I also disagree strongly with your views on Russia. Yes, they have legitimate security concerns, like any other country, but that does not excuse massing 150 000 troops on the border of a neighbouring country, annexing parts of neighbouring countries (Crimea), mounting proxy invasions (eastern Ukraine), dictating to other countries how they have their alliances (Sweden, Finland) etc. Some of these are not unique to Russia; western countries too support some pretty unsavoury regimes, though not in general quite so violently as is happening in Kazakstan.
Penelope Wallace
9th January 2022 at 11:23 amInteresting points being made, and I readily admit that I am actually fairly ignorant about current BBC scandals, and certainly about the insularity of world news.
However:
1) even if you don’t like what the BBC is doing now, its centenary still should be a major event for this country (I think)

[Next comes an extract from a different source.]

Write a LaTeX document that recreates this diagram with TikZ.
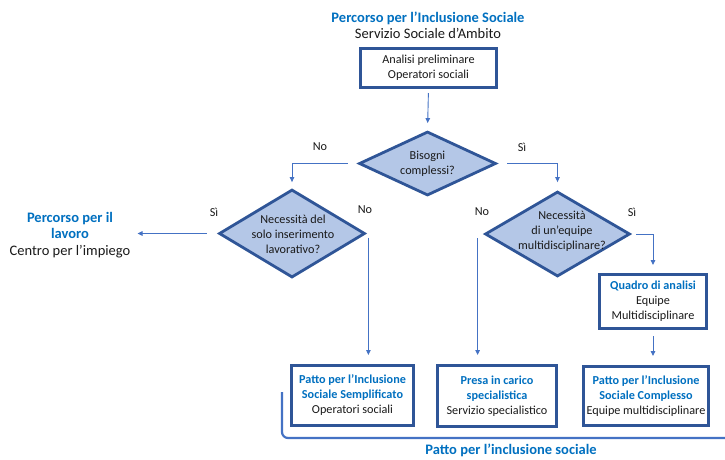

2) another friend thinks the BBC is now a government mouthpiece, far from being left wing and woke, so…
3) certainly there will always be an element of BBC news coverage, and all British news coverage, that is “British” and Western, and likely to be insular and ignorant. I can’t argue with someone who knows more, but for those who don’t have time to hunt for more and different perspectives, I am grateful for something.
4) While detesting the views and actions of Vladimir Putin, I have to think Russia’s annoyance at the idea of Ukraine joining NATO is understandable. What is NATO’s purpose other than to be anti-Russian?

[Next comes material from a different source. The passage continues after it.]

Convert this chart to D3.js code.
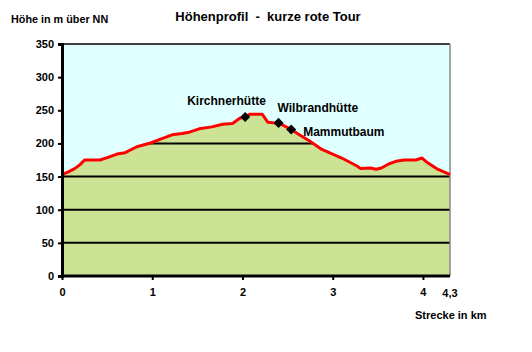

5) Matthew Perry, I’m glad you agree not everyone who went to Oxford is right-wing!!
Stephen Hall
11th January 2022 at 9:02 amWhen I was more of a unionist than I am now, I would cite the BBC as a great example of shared British cultural identity that would be lost (to Scots) were Scotland to become independent. (The other big examples of the monarchy and the shared history of Empire are perhaps less useful ammunition in arguments with separatists!)
The BBC seems less good in many ways now than it did in the past, perhaps because peoples’ expectations of quality have increased faster than the BBC’s ability to fund modern production values. In drama, the rise of the American TV streaming giants has left may BBC shows looking a bit cheap and shoddy. All types of comedy are an exercise in treading on eggshells at the moment. Most news coverage is so caught up in the culture wars, it’s very difficult for them to report anything without someone getting upset. There’s a general sense of the BBC being a timid, inward-looking and fearful organisation. And so it’s the bland small scale comfort viewing that they still excel at, and which I mainly watch – Strictly, Masterchef, Gardeners World etc.

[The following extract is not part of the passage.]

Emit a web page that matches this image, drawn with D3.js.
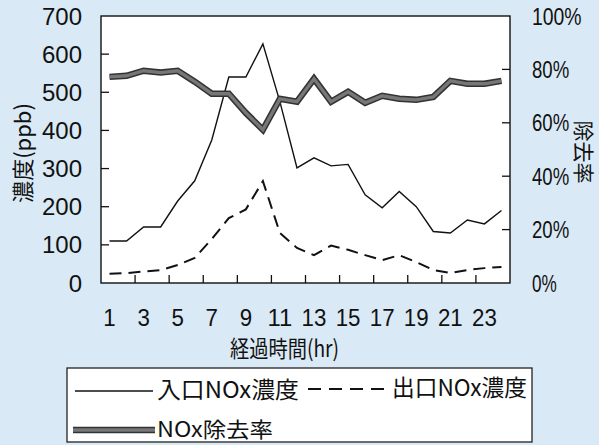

On the news desk’s attitude to Eastern Europe, Stephen’s points would seem to apply to all the major Western news sources. The BBC is no worse than any of our other news outlets, and probably better. I agree very much with what Penny says about the very existence of the BBC keeping the other broadcasters and newspapers honest. But there is an annoying tendency to conflate the condemning of unsavoury regimes with the legitimate interests of their countries. In general, if the legitimate interests are attended to timeously, then the unsavoury leaders are less likely to come to power in the first place.
Stephen Sheridan
11th January 2022 at 1:41 pmVery good points Namesake.